Dear God (and may I say that it's interesting now to call you that after a decade or so of trying out "Divine Being," "The Universe," and merely looking up to the heavens and shrugging? Who knows what/who you are, really.  May as well make it simpler on myself and just call you by your monosyllabic moniker, right?):

Thank you for keeping me safe, helping me to help others and for not taking it all too seriously.  I'm grateful that Raf was home to answer my call when my car stalled close to home and I had an SUV-load of groceries and perishables in the back, hoping to restock our abysmally empty fridge after a holiday weekend in Vegas (and I'm grateful also for his lucky streak at the craps tables, by the way; it makes a man feel good to win once in a while, even at a crazy game of chance).  

I'm grateful that I renewed my AAA membership again 18 months ago, for the peace of mind that it gives me when something like this happens.  I'm grateful that the tow truck driver was kind and didn't laugh when I said, "Oh, it might either be that I'm out of gas or my alternator exploded."  I'm grateful that Raf had come back after unloading the groceries and was able to take the tow truck man's gas can to the station - literally a half-block away - and get some gas for me.  

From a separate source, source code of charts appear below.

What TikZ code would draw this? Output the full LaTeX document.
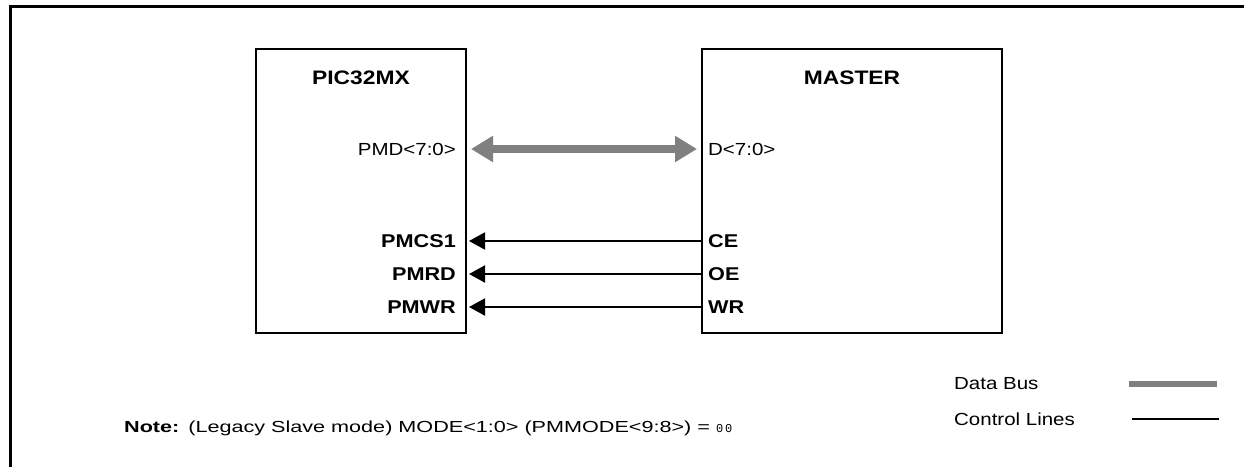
\documentclass[tikz,border=0pt]{standalone}
\usepackage{fontspec}
\setmainfont{Liberation Sans}[FakeStretch=1.17]
\newfontfamily\notefont{Liberation Sans}[FakeStretch=1.35]
\newfontfamily\digitfont{Liberation Mono}
\usetikzlibrary{arrows.meta,positioning}
\definecolor{BusGray}{HTML}{808080}

\begin{document}
\begin{tikzpicture}[
  x=1pt,y=-1pt,
  chip/.style={draw,line width=2pt,minimum height=284pt,inner sep=0pt},
  title/.style={font=\fontsize{19.5}{22}\selectfont\bfseries,inner sep=0pt},
  sig/.style={font=\fontsize{17.5}{20}\selectfont,inner sep=0pt},
  ctlsig/.style={font=\fontsize{18.5}{21}\selectfont\bfseries,inner sep=0pt},
  ctl/.style={-{Triangle[length=16pt,width=17pt]},line width=2pt},
  bus/.style={{Triangle[length=22pt,width=25pt]}-{Triangle[length=22pt,width=25pt]},line width=8pt,draw=BusGray}
]
\useasboundingbox (0,0) rectangle (1244,467);
\draw[line width=3pt] (10,467) -- (10,6) -- (1244,6);
\node[chip,minimum width=210pt] (pic) at (361,191) {};
\node[chip,minimum width=300pt] (master) at (852,191) {};
\node[title,below=23pt of pic.north] (picname) {PIC32MX};
\node[title,below=23pt of master.north] (mastername) {MASTER};
\node[sig,anchor=east] (pmd) at (456,149) {PMD<7:0>};
\node[ctlsig,anchor=east] (pmcs) at (456,241) {PMCS1};
\node[ctlsig,anchor=east] (pmrd) at (456,274) {PMRD};
\node[ctlsig,anchor=east] (pmwr) at (456,307) {PMWR};
\node[sig,anchor=west] (dbus) at (708,149) {D<7:0>};
\node[ctlsig,anchor=west] (ce) at (708,241) {CE};
\node[ctlsig,anchor=west] (oe) at (708,274) {OE};
\node[ctlsig,anchor=west] (wr) at (708,307) {WR};
\draw[bus] ([xshift=4pt]pic.east |- pmd) -- ([xshift=-4pt]master.west |- pmd);
\draw[ctl] (master.west |- ce) -- ([xshift=2pt]pic.east |- pmcs);
\draw[ctl] (master.west |- oe) -- ([xshift=2pt]pic.east |- pmrd);
\draw[ctl] (master.west |- wr) -- ([xshift=2pt]pic.east |- pmwr);
\node[sig,anchor=west] (lgbus) at (954,384) {Data Bus};
\node[sig,anchor=west] (lgctl) at (954,419) {Control Lines};
\coordinate (busL) at (1129,384);
\coordinate (ctlL) at (1132,419);
\draw[line width=6pt,BusGray] (busL) -- ++(88,0);
\draw[line width=2pt] (ctlL) -- ++(87,0);
\node[anchor=west,inner sep=0pt,font=\notefont\fontsize{16}{18}\selectfont] (note) at (124,428)
  {\textbf{Note:}\hspace{9pt}(Legacy Slave mode) MODE<1:0> (PMMODE<9:8>) = {\digitfont\fontsize{12}{14}\selectfont 0\,0}};
\end{tikzpicture}
\end{document}
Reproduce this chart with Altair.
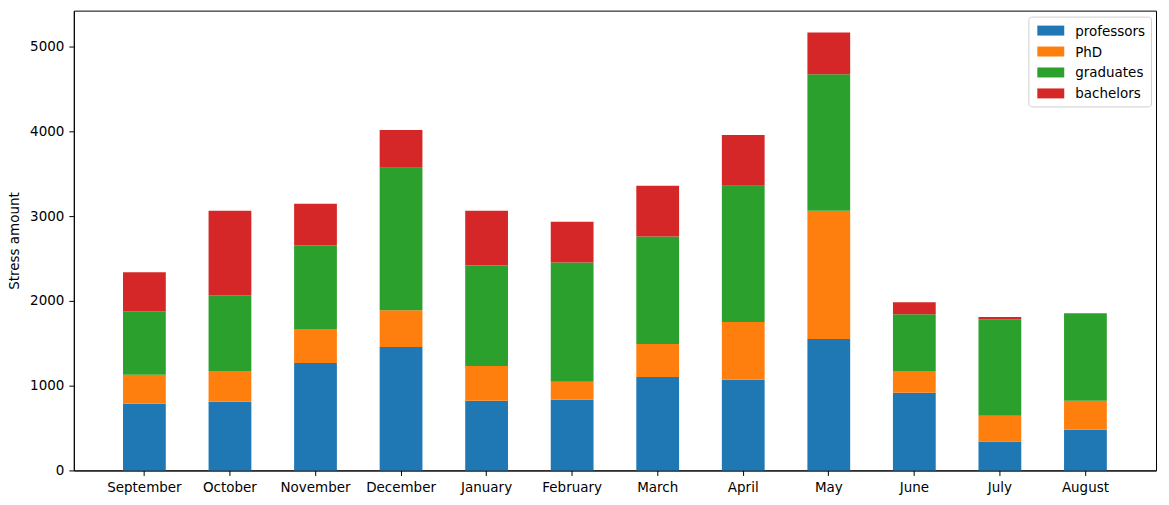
import altair as alt
import pandas as pd

months = ["September", "October", "November", "December", "January", "February",
          "March", "April", "May", "June", "July", "August"]
groups = ["professors", "PhD", "graduates", "bachelors"]
professors = [786, 810, 1268, 1455, 822, 833, 1103, 1068, 1549, 915, 340, 481]
phd = [341, 364, 399, 435, 410, 212, 388, 681, 1514, 259, 306, 341]
graduates = [751, 892, 986, 1678, 1186, 1408, 1267, 1608, 1608, 669, 1138, 1032]
bachelors = [458, 997, 493, 446, 645, 481, 599, 598, 493, 141, 24, 0]
colors = ["#1f77b4", "#ff7f0e", "#2ca02c", "#d62728"]

series = [professors, phd, graduates, bachelors]
rows = []
for gi, (g, vals) in enumerate(zip(groups, series)):
    for m, v in zip(months, vals):
        rows.append({"month": m, "group": g, "order": gi, "value": v})
df = pd.DataFrame(rows)

chart = alt.Chart(df).mark_bar().encode(
    x=alt.X("month:N", sort=months,
            scale=alt.Scale(paddingInner=0.5, paddingOuter=0.575),
            axis=alt.Axis(title=None, labelAngle=0, labelFontSize=13.5,
                          labelColor="black", tickColor="black", tickSize=5,
                          labelPadding=5, domainColor="black")),
    y=alt.Y("value:Q", stack="zero",
            scale=alt.Scale(domain=[0, 5422], nice=False, zero=True),
            axis=alt.Axis(title="Stress amount", values=[0, 1000, 2000, 3000, 4000, 5000],
                          format="d", grid=False, labelFontSize=13.5, titleFontSize=13.5,
                          titleFontWeight="normal", labelColor="black", titleColor="black",
                          tickColor="black", tickSize=5, labelPadding=5,
                          titlePadding=8, domainColor="black")),
    color=alt.Color("group:N", scale=alt.Scale(domain=groups, range=colors),
                    sort=groups,
                    legend=alt.Legend(title=None, orient="none", legendX=957, legendY=6,
                                      labelFontSize=13.5, labelColor="black",
                                      symbolType="M-0.6,-0.6L2.1,-0.6L2.1,0.4L-0.6,0.4Z",
                                      symbolSize=400, symbolStrokeWidth=0,
                                      fillColor="white", strokeColor="#d0d0d0",
                                      cornerRadius=3, padding=5, rowPadding=4,
                                      labelOffset=22)),
    order=alt.Order("order:Q", sort="ascending"),
).properties(
    width=1085, height=461,
    autosize=alt.AutoSizeParams(type="none"),
    padding={"left": 66, "top": 2, "right": 5, "bottom": 30},
).configure(
    font="DejaVu Sans"
).configure_view(
    stroke="black", strokeWidth=1
)

chart.save("out.html", embed_options={"renderer": "svg", "actions": False})
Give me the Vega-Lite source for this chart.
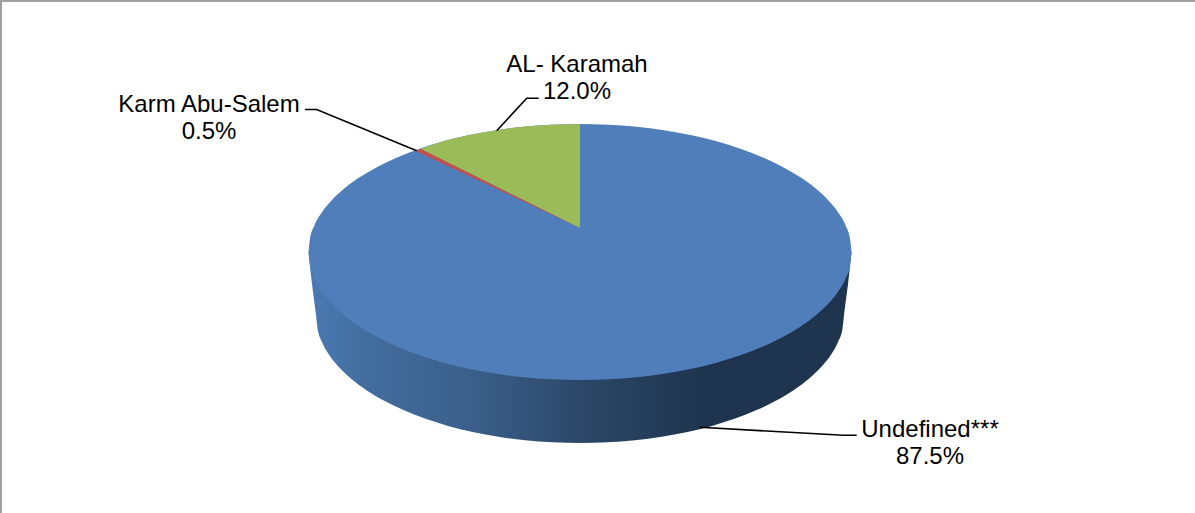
{
"$schema":"https://vega.github.io/schema/vega-lite/v6.json",
"width":1195,"height":513,"padding":0,
"autosize":{"type":"none"},
"background":"white",
"config":{"view":{"stroke":null},"text":{"font":"Liberation Sans"}},
"datasets":{
"side":[
{"x":308.5,"y":252,"y2":252},{"x":312,"y":252,"y2":284},{"x":316,"y":252,"y2":315},{"x":317.5,"y":252,"y2":328.4},{"x":321.8,"y":252,"y2":341.6},{"x":328.9,"y":252,"y2":354.6},{"x":338.8,"y":252,"y2":367.1},{"x":351.4,"y":252,"y2":379},{"x":366.4,"y":252,"y2":390.2},{"x":383.8,"y":252,"y2":400.6},{"x":403.4,"y":252,"y2":410.1},{"x":424.8,"y":252,"y2":418.6},{"x":448,"y":252,"y2":425.9},{"x":472.6,"y":252,"y2":431.9},{"x":498.4,"y":252,"y2":436.7},{"x":525.1,"y":252,"y2":440.2},{"x":552.4,"y":252,"y2":442.3},{"x":580,"y":252,"y2":443},{"x":607.6,"y":252,"y2":442.3},{"x":634.9,"y":252,"y2":440.2},{"x":661.6,"y":252,"y2":436.7},{"x":687.4,"y":252,"y2":431.9},{"x":712,"y":252,"y2":425.9},{"x":735.2,"y":252,"y2":418.6},{"x":756.6,"y":252,"y2":410.1},{"x":776.2,"y":252,"y2":400.6},{"x":793.6,"y":252,"y2":390.2},{"x":808.6,"y":252,"y2":379},{"x":821.2,"y":252,"y2":367.1},{"x":831.1,"y":252,"y2":354.6},{"x":838.2,"y":252,"y2":341.6},{"x":842.5,"y":252,"y2":328.4},{"x":844,"y":252,"y2":315},{"x":848,"y":252,"y2":284},{"x":851.5,"y":252,"y2":252}
],
"top":[
{"x":308.5,"y":252,"y2":252},{"x":310,"y":238.6,"y2":265.4},{"x":314.4,"y":225.4,"y2":278.6},{"x":321.8,"y":212.4,"y2":291.6},{"x":332,"y":199.9,"y2":304.1},{"x":344.9,"y":188,"y2":316},{"x":360.4,"y":176.8,"y2":327.2},{"x":378.2,"y":166.4,"y2":337.6},{"x":398.3,"y":156.9,"y2":347.1},{"x":420.4,"y":148.4,"y2":355.6},{"x":444.2,"y":141.1,"y2":362.9},{"x":469.6,"y":135.1,"y2":368.9},{"x":496.1,"y":130.3,"y2":373.7},{"x":523.6,"y":126.8,"y2":377.2},{"x":551.6,"y":124.7,"y2":379.3},{"x":580,"y":124,"y2":380},{"x":608.4,"y":124.7,"y2":379.3},{"x":636.4,"y":126.8,"y2":377.2},{"x":663.9,"y":130.3,"y2":373.7},{"x":690.4,"y":135.1,"y2":368.9},{"x":715.8,"y":141.1,"y2":362.9},{"x":739.6,"y":148.4,"y2":355.6},{"x":761.7,"y":156.9,"y2":347.1},{"x":781.8,"y":166.4,"y2":337.6},{"x":799.6,"y":176.8,"y2":327.2},{"x":815.1,"y":188,"y2":316},{"x":828,"y":199.9,"y2":304.1},{"x":838.2,"y":212.4,"y2":291.6},{"x":845.6,"y":225.4,"y2":278.6},{"x":850,"y":238.6,"y2":265.4},{"x":851.5,"y":252,"y2":252}
],
"green":[
{"x":421,"y":148.8,"y2":149.5},{"x":444.2,"y":141.1,"y2":161},{"x":469.6,"y":135.1,"y2":173.5},{"x":496.1,"y":130.3,"y2":186.6},{"x":523.6,"y":126.8,"y2":200.2},{"x":551.6,"y":124.7,"y2":214},{"x":580,"y":124,"y2":228}
],
"red":[
{"x":416,"y":150.5,"y2":151},{"x":421,"y":149,"y2":153.4},{"x":500,"y":188.5,"y2":190.4},{"x":580,"y":228,"y2":228}
],
"leaders":[
{"label":"Karm Abu-Salem","order":1,"x":305,"y":109.5},{"label":"Karm Abu-Salem","order":2,"x":316.7,"y":109.5},{"label":"Karm Abu-Salem","order":3,"x":416.7,"y":150.7},
{"label":"AL- Karamah","order":1,"x":538.7,"y":98.3},{"label":"AL- Karamah","order":2,"x":526.7,"y":98.3},{"label":"AL- Karamah","order":3,"x":496.7,"y":130.7},
{"label":"Undefined***","order":1,"x":856.7,"y":435.3},{"label":"Undefined***","order":2,"x":843.3,"y":435.3},{"label":"Undefined***","order":3,"x":700,"y":427.3}
],
"border":[
{"order":1,"x":1,"y":513},{"order":2,"x":1,"y":1},{"order":3,"x":1195,"y":1}
],
"labels":[
{"x":577,"y":64.5,"text":"AL- Karamah"},{"x":577,"y":92,"text":"12.0%"},
{"x":209,"y":104.5,"text":"Karm Abu-Salem"},{"x":209,"y":132,"text":"0.5%"},
{"x":930,"y":429.5,"text":"Undefined***"},{"x":930,"y":457,"text":"87.5%"}
]
},
"encoding":{
"x":{"field":"x","type":"quantitative","axis":null,"scale":{"domain":[0,1195],"nice":false,"zero":false}},
"y":{"field":"y","type":"quantitative","axis":null,"scale":{"domain":[513,0],"nice":false,"zero":false}}
},
"layer":[
{"data":{"name":"border"},"mark":{"type":"line","stroke":"#a0a0a0","strokeWidth":2,"clip":false},"encoding":{"order":{"field":"order","type":"ordinal"}}},
{"data":{"name":"side"},"mark":{"type":"area","interpolate":"monotone","fill":{"gradient":"linear","x1":0,"y1":0,"x2":1,"y2":0,"stops":[{"offset":0,"color":"#4a7ab3"},{"offset":0.1,"color":"#436e9f"},{"offset":0.3,"color":"#3b5f8a"},{"offset":0.5,"color":"#2c4868"},{"offset":0.72,"color":"#1f354f"},{"offset":1,"color":"#1f344e"}]}},"encoding":{"y2":{"field":"y2"}}},
{"data":{"name":"top"},"mark":{"type":"area","interpolate":"monotone","fill":"#4f7ebb"},"encoding":{"y2":{"field":"y2"}}},
{"data":{"name":"green"},"mark":{"type":"area","interpolate":"monotone","fill":"#9bbb59"},"encoding":{"y2":{"field":"y2"}}},
{"data":{"name":"red"},"mark":{"type":"area","fill":"#c0504d"},"encoding":{"y2":{"field":"y2"}}},
{"data":{"name":"leaders"},"mark":{"type":"line","stroke":"#000000","strokeWidth":1.6},"encoding":{"detail":{"field":"label"},"order":{"field":"order","type":"ordinal"}}},
{"data":{"name":"labels"},"mark":{"type":"text","font":"Liberation Sans","fontSize":24,"color":"#000000","align":"center","baseline":"middle"},"encoding":{"text":{"field":"text"}}}
]
}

I'm grateful that the tow truck driver was so nice that when I said, "What should I be doing?" he said, "The best thing for you is to just sit in your car and relax.  We'll take care of this." In talking with him while we waited for Raf - he was recently laid off from a great job and now earns $8 an hour - I felt grateful for the security that we feel in our life.  As he spoke about a previous job as an EMT in Watts and Compton, I again felt enormously grateful for the quiet, safe neighborhood where my kids are growing up among the horses and trees.

I'm grateful that when Raf was returning and made an illegal U-turn in front of the lady police officer, I was only a quarter-block away from him as he waited for her to give him a ticket, and that she let him move his truck up so that I could fill my tank.  I'm grateful that she relented and didn't give him a full-on moving violation ticket, just an "unsafe maneuver" sort of a ticket so that it wasn't as expensive (as she explained, she wants the streets to be safer for all of us... and I'm grateful that she actually seemed to mean it).  

I'm grateful that, yes, it was only an empty gas tank and not an explosive alternator.  And even though the tow truck driver said, "Hey, and you're not even blonde," I'm grateful that I had the means (thank you, Vegas) to give him a healthy tip at the beginning of the holidays.

I'm grateful that I got to get back on the road in time to volunteer in Serena's class and then pick up my kids and their mom for another precious day because of all of this safety and security.  And I'm grateful to have had the opportunity to acknowledge it, once again.